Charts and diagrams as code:
◇ ◇ ◇
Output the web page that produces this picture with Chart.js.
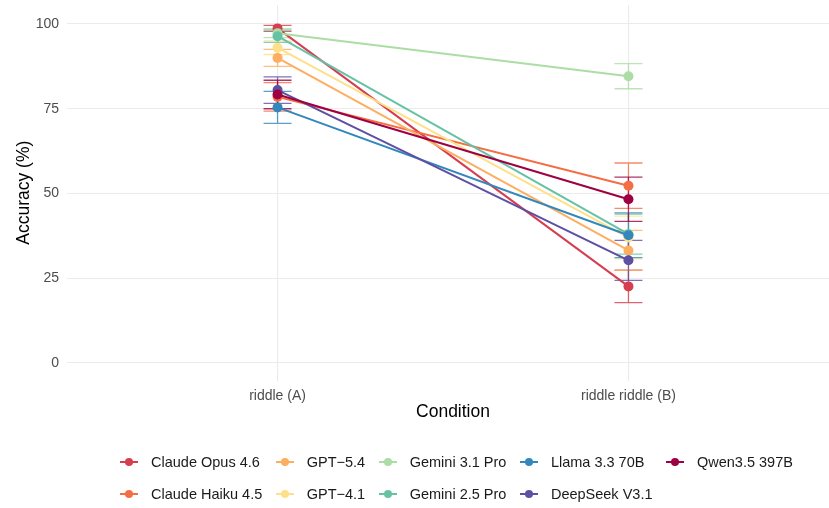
<!DOCTYPE html>
<html>
<head>
<meta charset="utf-8">
<script src="https://cdn.jsdelivr.net/npm/chart.js@4"></script>
<style>
  html, body { margin: 0; padding: 0; background: #fff; overflow: hidden; }
  #wrap { position: relative; width: 829px; height: 508px; overflow: hidden; font-family: "Liberation Sans", Arial, sans-serif; }
  #legend { position: absolute; left: 120px; top: 446px; display: grid; grid-template-rows: 32px 32px; grid-auto-flow: column; column-gap: 13.5px; font-size: 14.5px; color: #1a1a1a; }
  .item { display: flex; align-items: center; white-space: nowrap; }
  .key { position: relative; width: 18px; height: 14px; margin-right: 13px; }
  .key .ln { position: absolute; left: 0; right: 0; top: 6px; height: 2px; }
  .key .dot { position: absolute; left: 5px; top: 3px; width: 8px; height: 8px; border-radius: 50%; }
</style>
</head>
<body>
<div id="wrap">
  <canvas id="chart" width="844" height="508"></canvas>
  <div id="legend"></div>
</div>
<script>
// conditions on the x axis
const conditions = ["riddle (A)", "riddle riddle (B)"];
const models = ["Claude Opus 4.6", "Claude Haiku 4.5", "GPT\u22125.4", "GPT\u22124.1",
                "Gemini 3.1 Pro", "Gemini 2.5 Pro", "Llama 3.3 70B", "DeepSeek V3.1", "Qwen3.5 397B"];
// mean accuracy (%) per model, one array per condition
const accA = [98.7, 78.5, 90.0, 93.0, 97.3, 96.4, 75.4, 80.5, 79.2];
const accB = [22.6, 52.3, 33.2, 37.0, 84.6, 38.0, 37.7, 30.3, 48.3];
// error bar half-widths
const errA = [0.9, 4.2, 2.5, 2.0, 1.3, 1.8, 4.7, 3.9, 4.2];
const errB = [4.8, 6.7, 5.9, 6.3, 3.7, 5.9, 6.6, 5.9, 6.5];
const yTicks = [0, 25, 50, 75, 100];

const colors = ["#D53E4F", "#F46D43", "#FDAE61", "#FEE08B", "#ABDDA4",
                "#66C2A5", "#3288BD", "#5E4FA2", "#9E0142"];

const accs = [accA, accB];
const errs = [errA, errB];

const datasets = models.map((m, k) => ({
    label: m,
    data: conditions.map((c, i) => ({ x: i + 1, y: accs[i][k], err: errs[i][k] })),
    borderColor: colors[k],
    backgroundColor: colors[k],
    pointBackgroundColor: colors[k],
    pointBorderWidth: 0,
    pointRadius: 5,
    borderWidth: 2,
    showLine: true,
    tension: 0,
    order: models.length - k
}));

// vertical error bars with caps, drawn under the points
const errorBars = {
    id: "errorBars",
    beforeDatasetsDraw(chart) {
        const ctx = chart.ctx;
        const xs = chart.scales.x, ys = chart.scales.y;
        ctx.save();
        ctx.globalAlpha = 0.8;
        ctx.lineWidth = 1.3;
        chart.data.datasets.forEach(ds => {
            ctx.strokeStyle = ds.borderColor;
            ds.data.forEach(p => {
                const px = xs.getPixelForValue(p.x);
                const top = ys.getPixelForValue(p.y + p.err);
                const bot = ys.getPixelForValue(p.y - p.err);
                ctx.beginPath();
                ctx.moveTo(px, top); ctx.lineTo(px, bot);
                ctx.moveTo(px - 14, top); ctx.lineTo(px + 14, top);
                ctx.moveTo(px - 14, bot); ctx.lineTo(px + 14, bot);
                ctx.stroke();
            });
        });
        ctx.restore();
    }
};

new Chart(document.getElementById("chart"), {
    type: "scatter",
    data: { datasets },
    plugins: [errorBars],
    options: {
        responsive: false,
        animation: false,
        layout: { padding: { top: 5, right: 1, bottom: 85, left: 0 } },
        plugins: { legend: { display: false }, tooltip: { enabled: false } },
        scales: {
            x: {
                type: "linear",
                min: 0.4, max: 2.6,
                afterBuildTicks: s => { s.ticks = conditions.map((c, i) => ({ value: i + 1 })); },
                afterFit: s => { s.height = 42.5; s.paddingLeft = 0; s.paddingRight = 0; },
                ticks: {
                    callback: v => conditions[v - 1],
                    color: "#4d4d4d",
                    font: { family: "Liberation Sans", size: 14 },
                    padding: 7,
                    autoSkip: false,
                    maxRotation: 0
                },
                grid: { color: "#ebebeb", lineWidth: 1.1, drawTicks: false },
                border: { display: false },
                title: { display: true, text: "Condition", color: "#000",
                         font: { family: "Liberation Sans", size: 17.5 }, padding: 0 }
            },
            y: {
                min: -5.16, max: 105.6,
                afterBuildTicks: s => { s.ticks = yTicks.map(v => ({ value: v })); },
                afterFit: s => { s.width = 67; s.paddingTop = 0; s.paddingBottom = 0; },
                ticks: { color: "#4d4d4d", font: { family: "Liberation Sans", size: 14 }, padding: 8 },
                grid: { color: "#ebebeb", lineWidth: 1.1, drawTicks: false },
                border: { display: false },
                title: { display: true, text: "Accuracy (%)", color: "#000",
                         font: { family: "Liberation Sans", size: 17.5 }, padding: { top: 14, bottom: 0 } }
            }
        }
    }
});

// legend, filled column by column like the original
const legend = document.getElementById("legend");
models.forEach((m, k) => {
    const item = document.createElement("div");
    item.className = "item";
    item.innerHTML = `<span class="key"><span class="ln" style="background:${colors[k]}"></span>` +
                     `<span class="dot" style="background:${colors[k]}"></span></span><span></span>`;
    item.lastChild.textContent = m;
    legend.appendChild(item);
});
</script>
</body>
</html>
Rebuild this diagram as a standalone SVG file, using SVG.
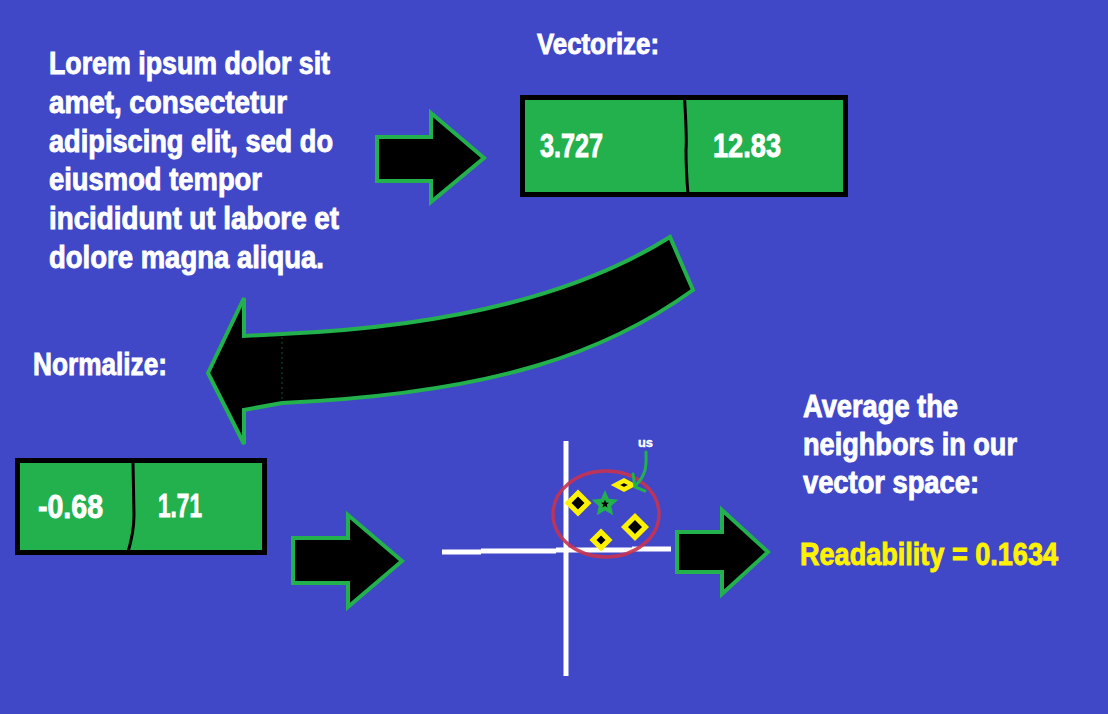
<svg xmlns="http://www.w3.org/2000/svg" width="1108" height="714" viewBox="0 0 1108 714">
<defs>
<style>
.t{font-family:"Liberation Sans",Arial,sans-serif;font-weight:bold;fill:#fff;stroke:#fff;stroke-width:0.9;}
.big{font-size:31px;}
.num{font-size:34px;}
.arr{fill:#000;stroke:#22B14C;stroke-width:4;stroke-linejoin:miter;}
.box{fill:#22B14C;stroke:#000;stroke-width:5;}
.div{fill:none;stroke:#000;stroke-width:3;}
.dia{fill:#000;stroke:#FFF200;stroke-width:5;stroke-linejoin:miter;}
.axis{stroke:#fff;stroke-width:5;stroke-linecap:butt;fill:none;}
</style>
<path id="star" d="M0,-14 L3.8,-5.3 L13.3,-4.3 L6.2,2 L8.2,11.3 L0,6.5 L-8.2,11.3 L-6.2,2 L-13.3,-4.3 L-3.8,-5.3 Z"/>
</defs>
<rect width="1108" height="714" fill="#4048C8"/>

<g id="intro-text">
<text class="t big" x="49" y="74" textLength="281" lengthAdjust="spacingAndGlyphs">Lorem ipsum dolor sit</text>
<text class="t big" x="49" y="113" textLength="238" lengthAdjust="spacingAndGlyphs">amet, consectetur</text>
<text class="t big" x="49" y="152" textLength="284" lengthAdjust="spacingAndGlyphs">adipiscing elit, sed do</text>
<text class="t big" x="49" y="190" textLength="213" lengthAdjust="spacingAndGlyphs">eiusmod tempor</text>
<text class="t big" x="49" y="229" textLength="290" lengthAdjust="spacingAndGlyphs">incididunt ut labore et</text>
<text class="t big" x="49" y="268" textLength="275" lengthAdjust="spacingAndGlyphs">dolore magna aliqua.</text>
</g>

<g id="vectorize">
<text class="t" style="font-size:30px" x="537" y="54" textLength="122" lengthAdjust="spacingAndGlyphs">Vectorize:</text>
<rect class="box" x="522.5" y="97.5" width="323" height="97"/>
<path class="div" d="M684.5,97 Q687,140 686,150 Q686,170 688,194"/>
<text class="t num" x="540" y="157" textLength="63" lengthAdjust="spacingAndGlyphs">3.727</text>
<text class="t num" x="713" y="157" textLength="68" lengthAdjust="spacingAndGlyphs">12.83</text>
</g>

<g id="normalize">
<text class="t" style="font-size:32px" x="33" y="375" textLength="134" lengthAdjust="spacingAndGlyphs">Normalize:</text>
<rect class="box" x="17.5" y="460.5" width="247" height="92"/>
<path class="div" d="M133,462 L134,515 Q134,532 128,552"/>
<text class="t num" x="38" y="518" textLength="65" lengthAdjust="spacingAndGlyphs">-0.68</text>
<text class="t num" x="158" y="517" textLength="44" lengthAdjust="spacingAndGlyphs">1.71</text>
</g>

<g id="vector-space">
<line class="axis" x1="566" y1="441" x2="566" y2="676" stroke-linecap="round"/>
<path class="axis" d="M442,552 L481,552 M481,551 L556,551 M556,550 L632,550 M632,549 L671,549"/>
<ellipse cx="606" cy="514" rx="53" ry="43" fill="none" stroke="#C9324F" stroke-width="3.5" opacity="0.9"/>
<polygon class="dia" points="578,493 588,503 578,513 568,503"/>
<polygon class="dia" points="601,532 609,540 601,548 593,540"/>
<polygon class="dia" points="635,516.5 645.5,527 635,537.5 624.5,527"/>
<polygon class="dia" style="stroke-width:4.5" points="615.5,485 624,480.5 632.5,485 624,489.5"/>
<use href="#star" transform="translate(605,504)" fill="#22B14C"/>
<use href="#star" transform="translate(605,504) scale(0.3)" fill="#000"/>
<text class="t" style="font-size:13px;stroke-width:0.4" x="638" y="447" textLength="15" lengthAdjust="spacingAndGlyphs">us</text>
</g>

<g id="average">
<text class="t big" x="803" y="417" textLength="155" lengthAdjust="spacingAndGlyphs">Average the</text>
<text class="t big" x="803" y="455" textLength="214" lengthAdjust="spacingAndGlyphs">neighbors in our</text>
<text class="t big" x="803" y="493" textLength="176" lengthAdjust="spacingAndGlyphs">vector space:</text>
<text class="t big" style="fill:#FFF200;stroke:#FFF200" x="800" y="565" textLength="258" lengthAdjust="spacingAndGlyphs">Readability = 0.1634</text>
</g>

<g id="connectors">
<polygon class="arr" points="377,137 431,137 431,113 484,158 431,202 431,181 377,181"/>
<path class="arr" d="M208,373 L244,298 L244,336 L282,334 C420,328 565,303 670,237 L693,290 C610,350 500,393 282,403 L244,410 L244,444 Z"/>
<line x1="282" y1="337" x2="282" y2="401" stroke="#0a5a20" stroke-width="1" stroke-dasharray="2 3"/>
<polygon class="arr" points="293,538 348,538 348,515 402,561 348,607 348,583 293,583"/>
<polygon class="arr" points="677,532 722,532 722,510 768,552 722,594 722,572 677,572"/>
<path d="M646,452 C646,462 648,473 636,485" fill="none" stroke="#22B14C" stroke-width="3" stroke-linecap="round"/>
<path d="M633,474 L635,487 L645,491" fill="none" stroke="#22B14C" stroke-width="3" stroke-linecap="round"/>
</g>
</svg>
◇ ◇ ◇
Filter the records down to the lines that contain the string "with", and copy those lines.

Output the web page that produces this picture with Chart.js.
// vertical error bars with caps, drawn under the points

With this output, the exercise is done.